Acabei há tempos (mais) um livro do Rentes de Carvalho, que gosto, este, o seu primeiro romance: "Montedor". A essência do comportamento daquela personagem traz-me à pele cheiros de um passado que se me entranhou. Alguém que deixa a vida ao deus-dará (empurrando com a barriga, como ele dizia), que diz que não-que não-que não!!, mas depois faz sim-sim-sim!.. e desculpa-se com os contextos, intervalados com a lucidez do que não podem desculpar. Infeliz a vida toda, acomodado naquela felicidade pastosa de se obrigar a fazer o que os outros tanto insistem, e aí, assim, se desculpar do que foi feito - porque foi obrigado, foi obrigação. Na verdade sempre achei que houvesse gente assim por não haver uma razão forte, irrecusável e inadiável para agarrar a felicidade que se diz sonhar, e a lutar sem dúvidas por ela. Mas como bem se diz, em página que dobrei no canto:
"o meu desejo era encontrar alguém, mudar de ideias, porque todo este dinheiro me pesa. Sem coragem de decidir. É bonito ficar a gente a moer ilusões, outra coisa é arriscar, dar o passo em frente. Nada mais fácil do que entrar numa loja, comprar o preciso e seguir para Lisboa. Não era lá que me parecera melhor?"
Extraordinário.

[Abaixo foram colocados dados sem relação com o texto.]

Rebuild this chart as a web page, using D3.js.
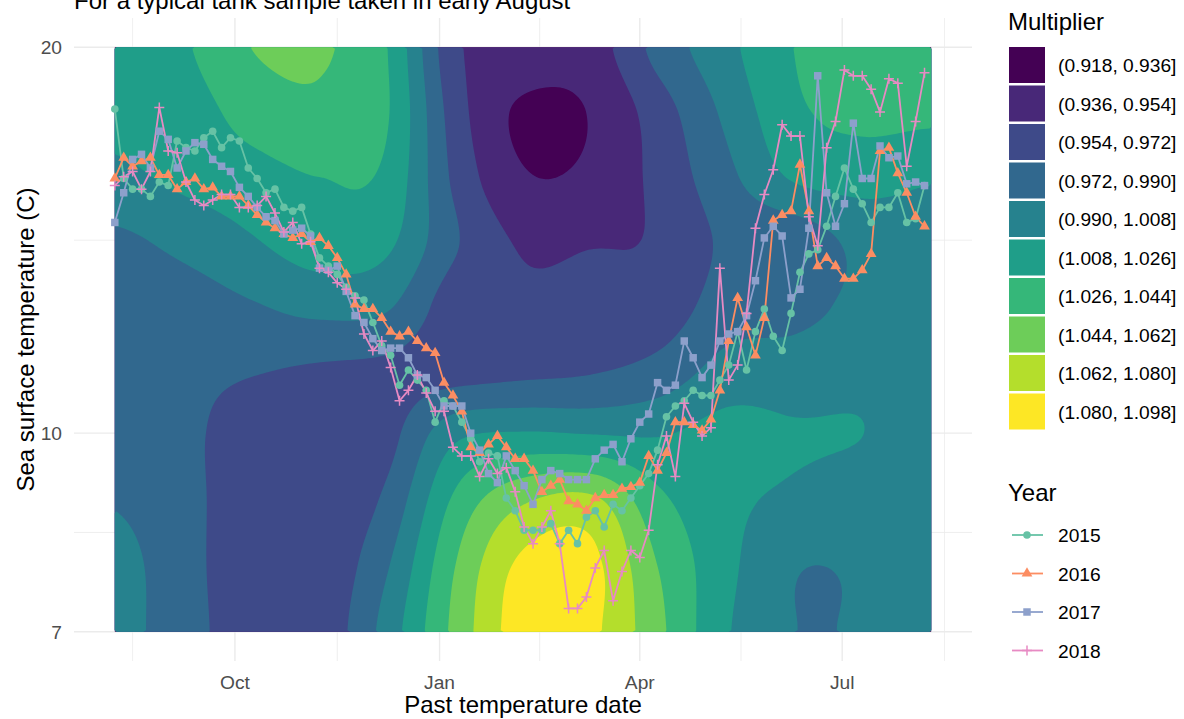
<!DOCTYPE html>
<html>
<head>
<meta charset="utf-8">
<script src="https://cdn.jsdelivr.net/npm/d3@7"></script>
<style>
  body { margin: 0; background: #fff; }
  svg { display: block; font-family: "Liberation Sans", Arial, sans-serif; }
</style>
</head>
<body>
<svg id="chart" width="1184" height="719"></svg>
<script>
// ---- data ----
const years = ["2015", "2016", "2017", "2018"];
const firstSample = "2017-08-08";   // samples every 4 days
const sampleStepDays = 4;

const t2015 = [17.9, 15.8, 15.5, 15.5, 15.3, 15.7, 15.6, 16.9, 16.7, 16.6,
  17.0, 17.2, 16.7, 17.0, 16.9, 16.1, 15.8, 15.4, 15.5, 15.0,
  14.9, 15.0, 14.3, 13.7, 13.5, 13.3, 13.0, 12.8, 12.7, 12.2,
  11.7, 11.5, 10.9, 11.2, 11.0, 10.8, 10.2, 10.6, 10.5, 10.2,
  9.9, 9.5, 9.65, 9.6, 8.9, 8.7, 8.4, 8.4, 8.4, 8.5,
  8.2, 8.4, 8.2, 8.6, 8.7, 8.45, 8.8, 8.7, 8.9, 9.1,
  9.3, 9.7, 10.3, 10.5, 10.6, 10.8, 10.7, 10.7, 11.0, 11.3,
  12.0, 11.2, 12.0, 12.5, 11.9, 11.6, 12.4, 13.35, 13.8, 13.9,
  14.5, 15.3, 16.1, 15.5, 15.1, 14.6, 15.0, 15.0, 15.4, 14.6,
  14.7, 15.6];
const t2016 = [15.8, 16.4, 16.15, 16.3, 16.4, 15.9, 15.9, 15.5, 15.7, 15.8,
  15.5, 15.55, 15.3, 15.3, 15.3, 15.05, 14.8, 14.6, 14.45, 14.3,
  14.2, 14.3, 14.1, 14.2, 14.0, 13.7, 13.3, 12.6, 12.5, 12.5,
  12.3, 12.0, 11.9, 12.0, 11.8, 11.65, 11.55, 10.95, 10.7, 10.4,
  9.75, 9.65, 9.8, 9.95, 9.75, 9.55, 9.55, 9.35, 9.0, 9.1,
  9.2, 8.85, 8.8, 8.7, 8.9, 8.95, 8.95, 9.05, 9.08, 9.15,
  9.6, 9.35, 9.65, 10.2, 10.2, 10.15, 10.05, 10.25, 10.8, 11.8,
  12.75, 12.1, 11.5, 12.3, 14.65, 14.8, 14.9, 16.2, 14.9, 13.5,
  13.7, 13.5, 13.2, 13.2, 13.4, 13.8, 16.6, 16.7, 15.95, 15.4,
  14.75, 14.5];
const t2017 = [14.6, 15.4, 16.35, 16.5, 16.1, 17.2, 16.95, 16.1, 16.6, 16.85,
  16.8, 16.35, 16.15, 16.0, 15.55, 15.3, 15.0, 14.75, 14.65, 14.3,
  14.4, 14.45, 14.25, 13.45, 13.4, 13.5, 12.9, 12.35, 12.2, 11.85,
  11.6, 11.65, 11.65, 11.45, 11.1, 11.05, 10.8, 10.5, 10.5, 10.5,
  10.0, 9.7, 9.3, 9.15, 9.6, 9.35, 9.1, 8.8, 9.2, 9.35,
  9.3, 9.2, 9.2, 9.2, 9.55, 9.7, 9.8, 9.5, 9.9, 10.2,
  10.35, 10.95, 10.8, 10.9, 11.8, 11.45, 11.05, 11.3, 11.8, 11.95,
  12.0, 12.35, 13.15, 14.2, 14.5, 14.25, 12.75, 12.95, 14.45, 19.0,
  15.4, 14.5, 15.1, 17.45, 15.8, 15.8, 16.75, 16.4, 16.45, 15.65,
  15.7, 15.6];
const t2018 = [15.6, 15.85, 16.0, 15.5, 16.0, 17.95, 16.6, 16.55, 15.7, 15.2,
  15.05, 15.2, 15.35, 15.35, 15.0, 15.0, 15.05, 15.3, 14.85, 14.35,
  14.6, 14.05, 14.1, 13.45, 13.35, 13.1, 12.95, 12.75, 11.95, 11.6,
  11.8, 11.25, 10.6, 10.8, 11.1, 10.75, 10.4, 10.4, 9.75, 9.6,
  9.6, 9.25, 9.55, 9.3, 9.4, 9.0, 8.45, 8.2, 8.45, 8.7,
  8.2, 7.3, 7.3, 7.45, 7.85, 8.1, 7.4, 7.8, 8.1, 8.0,
  8.4, 9.45, 9.95, 9.25, 10.55, 10.2, 9.95, 10.1, 13.45, 11.0,
  11.3, 12.4, 14.45, 15.35, 16.05, 17.4, 17.05, 17.05, 14.75, 14.0,
  16.7, 17.5, 19.2, 19.0, 19.0, 18.55, 17.8, 18.9, 18.75, 16.15,
  17.5, 19.1];

// multiplier surface: one row per temperature, one column per date
const gridDates = ["2017-08-08", "2017-09-08", "2017-10-08", "2017-11-08", "2017-12-08",
  "2018-01-08", "2018-02-07", "2018-03-10", "2018-04-09", "2018-05-10",
  "2018-06-09", "2018-07-10", "2018-08-10"];
const gridTemps = [20.0, 17.80, 15.84, 14.09, 12.54, 11.16, 9.93, 8.84, 7.87, 7.00];
const mult200 = [1.017, 1.024, 1.044, 1.046, 1.027, 0.958, 0.949, 0.946, 0.978, 1.003, 1.026, 1.035, 1.033];
const mult178 = [1.013, 1.017, 1.033, 1.040, 1.028, 0.963, 0.933, 0.937, 0.963, 0.994, 1.022, 1.031, 1.030];
const mult158 = [1.004, 1.012, 1.019, 1.026, 1.022, 0.968, 0.938, 0.940, 0.959, 0.985, 1.010, 1.015, 1.010];
const mult141 = [0.986, 0.995, 1.006, 1.017, 1.012, 0.974, 0.952, 0.953, 0.956, 0.975, 0.978, 0.995, 0.998];
const mult125 = [0.979, 0.981, 0.988, 0.995, 0.992, 0.962, 0.958, 0.960, 0.961, 0.981, 0.984, 0.995, 1.001];
const mult112 = [0.977, 0.976, 0.973, 0.969, 0.967, 0.965, 0.968, 0.971, 0.979, 0.997, 0.999, 1.004, 1.003];
const mult099 = [0.981, 0.976, 0.963, 0.960, 0.966, 1.005, 1.012, 1.010, 1.008, 1.015, 1.010, 1.008, 1.001];
const mult088 = [0.989, 0.978, 0.961, 0.959, 0.976, 1.030, 1.060, 1.067, 1.031, 1.013, 1.004, 0.999, 0.999];
const mult079 = [0.996, 0.979, 0.960, 0.959, 0.988, 1.044, 1.084, 1.085, 1.044, 1.013, 0.9915, 0.992, 0.997];
const mult070 = [0.996, 0.980, 0.961, 0.960, 0.997, 1.049, 1.089, 1.084, 1.049, 1.010, 0.9905, 0.9915, 0.996];

const multiplierBreaks = [0.918, 0.936, 0.954, 0.972, 0.990, 1.008, 1.026, 1.044, 1.062, 1.080, 1.098];
const tempTicks = [7, 10, 20];

// ---- style ----
const bandColors = ["#440154", "#482878", "#3E4A89", "#31688E", "#26828E",
  "#1F9E89", "#35B779", "#6DCD59", "#B4DE2C", "#FDE725"];
const yearColors = ["#66C2A5", "#FC8D62", "#8DA0CB", "#E78AC3"];
const gridColor = "#EBEBEB";

const svg = d3.select("#chart");
const parseDay = d3.utcParse("%Y-%m-%d");

// panel
const panelL = 74, panelR = 972, panelT = 18, panelB = 661;
const padX = (panelR - panelL) * 0.05 / 1.1;
const padY = (panelB - panelT) * 0.05 / 1.1;

const x = d3.scaleUtc()
  .domain([parseDay(gridDates[0]), parseDay(gridDates[gridDates.length - 1])])
  .range([panelL + padX, panelR - padX]);
const y = d3.scaleLog()
  .domain([7, 20])
  .range([panelB - padY, panelT + padY]);

// grid lines
const majorX = d3.utcMonth.every(3).range(parseDay("2017-07-01"), parseDay("2018-11-01"));
const minorX = d3.pairs(majorX).map(([a, b]) => new Date((+a + +b) / 2));
const minorY = d3.pairs(tempTicks).map(([a, b]) => Math.sqrt(a * b));

const grid = svg.append("g");
grid.selectAll("line.minx").data(minorX.filter(d => x(d) > panelL && x(d) < panelR)).join("line")
  .attr("x1", d => x(d)).attr("x2", d => x(d)).attr("y1", panelT).attr("y2", panelB)
  .attr("stroke", gridColor).attr("stroke-width", 0.8);
grid.selectAll("line.miny").data(minorY).join("line")
  .attr("x1", panelL).attr("x2", panelR).attr("y1", d => y(d)).attr("y2", d => y(d))
  .attr("stroke", gridColor).attr("stroke-width", 0.8);
const xTicks = majorX.filter(d => x(d) > panelL && x(d) < panelR);
grid.selectAll("line.majx").data(xTicks).join("line")
  .attr("x1", d => x(d)).attr("x2", d => x(d)).attr("y1", panelT).attr("y2", panelB)
  .attr("stroke", gridColor).attr("stroke-width", 1.4);
grid.selectAll("line.majy").data(tempTicks).join("line")
  .attr("x1", panelL).attr("x2", panelR).attr("y1", d => y(d)).attr("y2", d => y(d))
  .attr("stroke", gridColor).attr("stroke-width", 1.4);

// ---- filled contours ----
const multGrid = [mult200, mult178, mult158, mult141, mult125, mult112, mult099, mult088, mult079, mult070];
const colIndex = d3.scaleUtc().domain(gridDates.map(parseDay)).range(d3.range(gridDates.length)).clamp(true);
const rowIndex = d3.scaleLog().domain(gridTemps).range(d3.range(gridTemps.length)).clamp(true);

function cubic(p0, p1, p2, p3, t) {
  return p1 + 0.5 * t * (p2 - p0 + t * (2 * p0 - 5 * p1 + 4 * p2 - p3 + t * (3 * (p1 - p2) + p3 - p0)));
}
function gridAt(r, c) {
  r = Math.max(0, Math.min(multGrid.length - 1, r));
  c = Math.max(0, Math.min(multGrid[0].length - 1, c));
  return multGrid[r][c];
}
function sample(ri, ci) {
  const r = Math.floor(ri), c = Math.floor(ci);
  const tr = ri - r, tc = ci - c;
  const rows = [-1, 0, 1, 2].map(dr =>
    cubic(gridAt(r + dr, c - 1), gridAt(r + dr, c), gridAt(r + dr, c + 1), gridAt(r + dr, c + 2), tc));
  return cubic(rows[0], rows[1], rows[2], rows[3], tr);
}

const x0 = x.range()[0], x1 = x.range()[1];
const y0 = y.range()[1], y1 = y.range()[0];
const nx = 272, ny = 195;
const dx = (x1 - x0) / nx, dy = (y1 - y0) / ny;
const values = new Array(nx * ny);
for (let j = 0; j < ny; j++) {
  const ri = rowIndex(y.invert(y0 + (j + 0.5) * dy));
  for (let i = 0; i < nx; i++) {
    const ci = colIndex(x.invert(x0 + (i + 0.5) * dx));
    values[j * nx + i] = sample(ri, ci);
  }
}
const contours = d3.contours().size([nx, ny])
  .thresholds(multiplierBreaks.slice(1, 10))(values);
const gridPath = d3.geoPath(d3.geoTransform({
  point(px, py) { this.stream.point(x0 + px * dx, y0 + py * dy); }
}));

const fills = svg.append("g");
fills.append("rect").attr("x", x0).attr("y", y0).attr("width", x1 - x0).attr("height", y1 - y0)
  .attr("fill", bandColors[0]);
fills.selectAll("path").data(contours).join("path")
  .attr("d", gridPath)
  .attr("fill", (d, k) => bandColors[k + 1]);

// ---- temperature series ----
const start = parseDay(firstSample);
const series = [t2015, t2016, t2017, t2018].map((temps, k) => ({
  year: years[k],
  color: yearColors[k],
  points: temps.map((t, i) => ({ date: d3.utcDay.offset(start, i * sampleStepDays), temp: t }))
}));

const line = d3.line().x(d => x(d.date)).y(d => y(d.temp));
svg.append("g").selectAll("path").data(series).join("path")
  .attr("d", d => line(d.points))
  .attr("fill", "none")
  .attr("stroke", d => d.color)
  .attr("stroke-width", 1.8)
  .attr("stroke-linejoin", "round");

function drawMarker(sel, k, color) {
  if (k === 0) {
    sel.append("circle").attr("r", 3.8).attr("fill", color);
  } else if (k === 1) {
    sel.append("path").attr("d", d3.symbol(d3.symbolTriangle, 50)()).attr("fill", color);
  } else if (k === 2) {
    sel.append("path").attr("d", d3.symbol(d3.symbolSquare, 56)()).attr("fill", color);
  } else {
    sel.append("path").attr("d", "M-5,0H5M0,-5V5")
      .attr("stroke", color).attr("stroke-width", 1.5).attr("fill", "none");
  }
}

series.forEach((s, k) => {
  svg.append("g").selectAll("g").data(s.points).join("g")
    .attr("transform", d => `translate(${x(d.date)},${y(d.temp)})`)
    .each(function () { drawMarker(d3.select(this), k, s.color); });
});

// ---- axes ----
const tickColor = "#4D4D4D";
svg.append("g").selectAll("text").data(tempTicks).join("text")
  .attr("x", 62).attr("y", d => y(d) + 7)
  .attr("text-anchor", "end").attr("font-size", 19.2).attr("fill", tickColor)
  .text(d => d);
svg.append("g").selectAll("text").data(xTicks).join("text")
  .attr("x", d => x(d)).attr("y", 689)
  .attr("text-anchor", "middle").attr("font-size", 19.2).attr("fill", tickColor)
  .text(d3.utcFormat("%b"));

svg.append("text")
  .attr("x", (panelL + panelR) / 2).attr("y", 713)
  .attr("text-anchor", "middle").attr("font-size", 24).attr("fill", "#000")
  .text("Past temperature date");
svg.append("text")
  .attr("transform", `translate(34,${(panelT + panelB) / 2}) rotate(-90)`)
  .attr("text-anchor", "middle").attr("font-size", 24).attr("fill", "#000")
  .text("Sea surface temperature (C)");

// subtitle, mostly cut off by the top edge (as in the source image)
svg.append("text")
  .attr("x", 74).attr("y", 9)
  .attr("font-size", 24).attr("fill", "#000")
  .text("For a typical tank sample taken in early August");

// ---- legends ----
const legX = 1009;
const fmt = d3.format(".3f");
svg.append("text").attr("x", 1008).attr("y", 30).attr("font-size", 24).text("Multiplier");
const bandLeg = svg.append("g").selectAll("g").data(d3.range(10)).join("g")
  .attr("transform", k => `translate(${legX},${47 + k * 38.5})`);
bandLeg.append("rect").attr("width", 36).attr("height", 36).attr("fill", k => bandColors[k]);
bandLeg.append("text").attr("x", 49).attr("y", 25).attr("font-size", 19.2)
  .text(k => `(${fmt(multiplierBreaks[k])}, ${fmt(multiplierBreaks[k + 1])}]`);

svg.append("text").attr("x", 1008).attr("y", 501).attr("font-size", 24).text("Year");
const yearLeg = svg.append("g").selectAll("g").data(series).join("g")
  .attr("transform", (d, k) => `translate(${legX},${535 + k * 38.5})`);
yearLeg.append("line").attr("x1", 3).attr("x2", 34).attr("stroke", d => d.color).attr("stroke-width", 1.8);
yearLeg.each(function (d, k) {
  drawMarker(d3.select(this).append("g").attr("transform", "translate(18,0)"), k, d.color);
});
yearLeg.append("text").attr("x", 49).attr("y", 7).attr("font-size", 19.2).text(d => d.year);
</script>
</body>
</html>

Tinha decidido, fez até o que não devia em nome do que dizia querer, e depois quase implora por alguém, que por alguma razão, lhe mude as ideias, lhe impeça o plano. Auto-sabota-se a cada vez. Não quer nada com ganas, empastela-se e desiste-se, sem nunca desistir de continuar a fabular sonhos. Não toma para si a opção de optar, como se soubesse que nunca seriam as suas mãos a mudar nada, mas a própria vida a tecer a sua teia, essa rede onde ele se quer deixar prender e desculpar - como for, ao que for, desde que não haja rupturas, mudanças bruscas, opções assumidas e consequências por que temos de nos responsabilizar. Como as eternas crianças a quem se escolhe a roupa do dia e o caminho a tomar.
"Não caso, não caso"
... e casou, e foi, e fez, e fez toda a gente infeliz à sua volta. Nunca fez nada por si, sucumbindo (por não se lhes opor com algo mais que palavras e pensamentos que se diluem constantemente) sempre à vontade dos outros, que depois, na verdade, não lhes concede mostrando-se sempre contrariado.
O que podia ter mudado tudo - aquele momento em que podia finalmente descansar, por tentar encontrar no que não quis o que afinal sempre procurou -, a pergunta à mulher que tinha engravidado, mas com quem não queria casar:
"tu gostas de mim?"
Pergunta tão simples e tão imensa. A resposta, que lhe carimba o destino, é resultado de tudo o que fez até ali e dali colhe:
"não é por gostar, não! Mas ao menos não precisas de me enganar, ir por aí com alguma!".
Não sei se a resposta fosse a oposta, mas não sentida como verdadeira, não seria o mesmo, ele sente-se sozinho, incompreendido, sente-se um ninguém - e principalmente, a esta altura, não amado. Com isto a última réstia desfaz-se, o coração parece secar, aloja-se a sensação de ser um joguete, aceita não dispor de si mesmo como a uma culpa sem razão.
"mas faltava-me o norte, um interesse, carregado de uma culpa que me não explicava, um remorso, o sentimento de ser joguete, brinquedo, Zé-ninguém."
Ele será sempre infeliz, cumprindo o destino, afinal, de se tornar igual ao pai. Paira, aliás, no ar a ideia - e penso que o livro é feito propositadamente no sentido de dar essa sensação - de que ele nasceu sob as mesmas circunstâncias que a sua filha. E o seu casamento será igual ao dos seus pais. Os ciclos vencem a vida, e a nossa vida é um único ciclo.
Sempre achei que se estas pessoas encontrassem "um norte, um interesse", um amor (acrescento aqui), fariam pela vida e quebrariam o ciclo de vidas mal vividas, de fantoches que se obrigam a ser fantoches para não fazerem uma ruptura da fantochada. E depois disso, desse renascer, debaixo desse carnaval despido, serem de facto alguém e saberem-no - saberem-no é a única e fundamental diferença que muda todo o olhar sobre o mundo, sobre quem somos e podemos ser. Na verdade, ainda acredito nisso, mas no livro ele não encontra. Ou quero acreditar que foi isso. A alternativa é que talvez estas pessoas nunca amem, amar é uma coisa que se sente e tem de se assumir. Estes espécimes nunca assumem nada, por isso talvez sejam incapazes de amar.
Amar é uma escolha que assumimos. Ou não.